I’ve learned that if I keep the 19 smoke-able survivors in the house, I will smoke them. I’ve been known to rummage through ashtrays in the past. So I don’t keep the pack. A pack of 20 cigarettes costs more than six dollars in the San Francisco Bay area, and the taxes continue to rise. So, my method is expensive enough that, after slipping, I’m not so motivated to slip again. During the past year, the frequency of my slips has varied somewhat depending on the stresses that occur, but I’ve been able to continue my imperfect control over them. I’ve learned that it’s very important for me to feel positive about what I have accomplished, and I work on that.
Negative input needs to be confronted directly and rejected. For example, I’ve been told that what I have accomplished is not a quit, but rather that I have simply cut down to a cigarette or so per week, the total of all those stolen puffs. Surely one can make that interpretation, but for me it’s better to see it in another light as an achievement – namely that I have not been a regular smoker for a full year. I have gradually come to feel confident that I will never go back to regular smoking, but freely admit that I have not yet succeeded in eliminating the slips altogether. I believe that I will eventually, and that is my goal – the ultimate prize. In the meantime, though you may disagree, I will continue to think of myself as a former smoker.

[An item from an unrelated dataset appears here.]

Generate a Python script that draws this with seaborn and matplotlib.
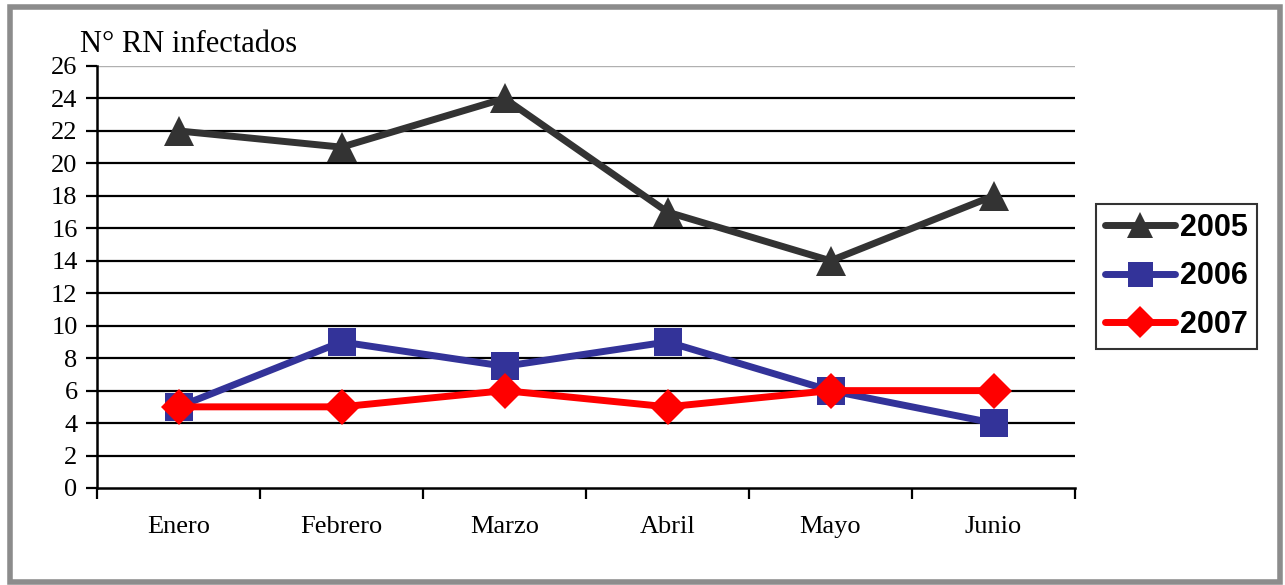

Stay tuned for Part 2 by Bill: Bias in the Public Health Community
Original Blisstree Post By Wade Meredith:
I think one of the main reasons it’s so hard to quit smoking is because all the benefits of quitting (and all the dangers of continuing) seem very far away. So here’s a timeline about some of the more immediate effects of quitting smoking and how they will affect your body right now.
  • In 20 minutes your blood pressure will drop back down to normal.
  • In 8 hours the carbon monoxide (a toxic gas) levels in your blood stream will drop by half, and oxygen levels will return to normal.
  • In 48 hours your chance of having a heart attack will have decreased. All nicotine will have left your body. Your sense of taste and smell will return to a normal level.
  • In 72 hours your bronchial tubes will relax, and your energy levels will increase.
  • In 2 weeks your circulation will increase, and it will continue to improve for the next 10 weeks.
  • In 3 to 9 months coughing, wheezing, and breathing problems will dissipate as your lung capacity improves by 10%.
  • In 1 year your risk of having a heart attack will have dropped by half.
  • In 5 years your risk of having a stroke returns to that of a non-smoker.
  • In 10 years your risk of lung cancer will have returned to that of a non-smoker.
  • In 15 years your risk of heart attack will have returned to that of a non-smoker.
So, you have more immediate things to look forward to if you quit now besides just freaking out about not being able to smoke. So quit now!